Пролетело лето, и пришла пора, идти в пятый класс. Теперь со своим портфелем, новенькими учебниками и тетрадками.
            Наши ожидания, что мы будем менее подконтрольными, не оправдались, все наши прегрешения становились известными сразу всем учителям работавшими с нами и при случае ставились нам в укор. Первой представилась нам учительница по ботанике с весьма внушительной грудью: она начала свое знакомство с собой и предметом очень грозно, размахивая огромным ключом, зажатым в кулаке, и время от времени ударяя им по столу, на котором зачем-то лежала стопка стеклышек для приготовления препаратов и дальнейшего рассматривания их под микроскопом, хотя самого микроскопа не было. Кончилась ее речь и урок одновременно со звонком и ударом огромным ключом, зажатым в кулаке, по ни в чем неповинным стеклышкам, разлетевшимся вдребезги.
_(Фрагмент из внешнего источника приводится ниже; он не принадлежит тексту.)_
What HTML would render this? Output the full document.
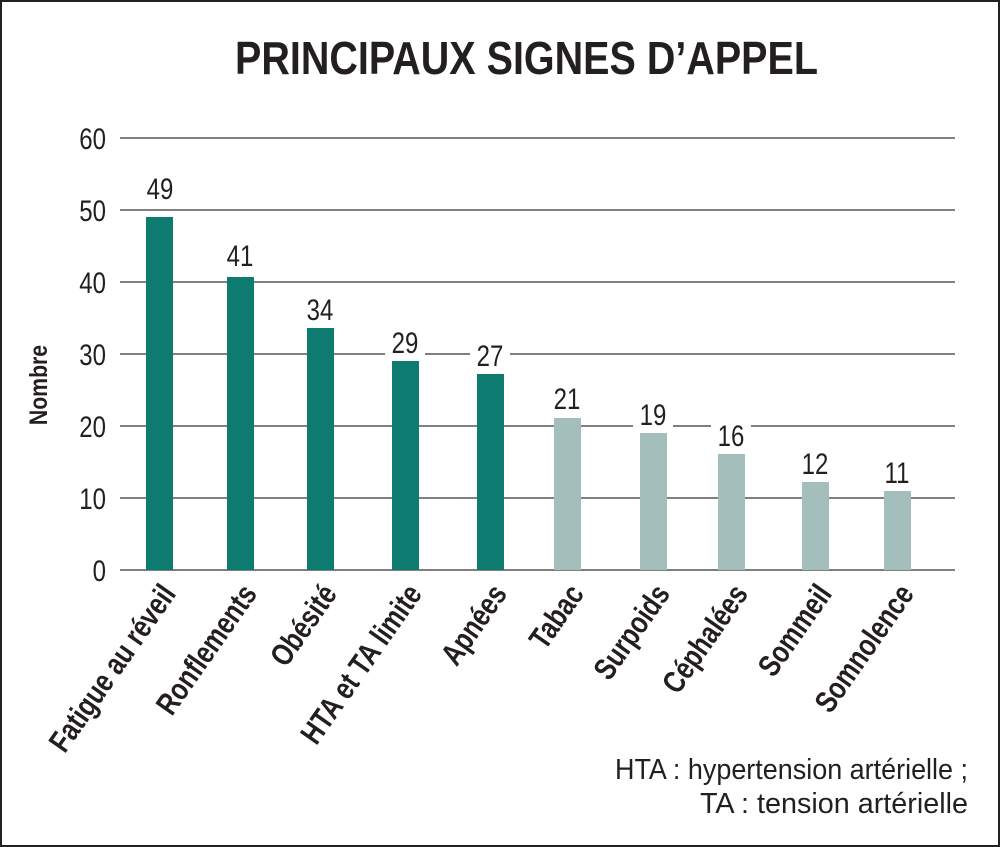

Таким было наше знакомство с новым предметом ботаникой и ее преподавателем, татаркой по имени Софья, оказавшейся на поверку милым и добрым человеком. Она всегда в конце четверти и года отпускала с уроков успешных по ее предмету учеников, и мы были весьма ей благодарны за это в последние майские дни. Все по ботанике имели оценки не ниже «хорошо», кроме Рубена Казарова, имевшего стабильное «три», и это притом, что он был почти отличником. Для всех это было загадкой. Второй учительнице была Нина Григоладзе по русскому языку и литературе. Маленькая, стройная в очках, обожавшая Грибоедова. Отношения с классом сложились ровные и деловые, после обучения у нее к седьмому классу, сочинения ниже, чем на тройку даже самые плохие ученики не писали. Пришла, учитель химии, статью схожей с Григоладзе, принесла три пробирки — две с прозрачной жидкостью, третью пустую. Как фокусник она слила две пробирки в пустую и получила белую как молоко жидкость. Все разинули рты, (больше никаких опытов не проводилось и не показывалось до старших классов). Был объяснен закон постоянства и сохранения веществ и объяснения плавно перешли в угрозы, исполнения которых мы так и не дождались, а тройки у нее имели откровенные бездельники и те не получали тройки, материал давался полностью в классе и на дом не было никаких заданий.   

 Моя родина живет по своим законам, она не постижима как промысел божий, она надо всеми, а я в ней, растворяясь в ее мире светлой тоски, омытой теплым летним дождем.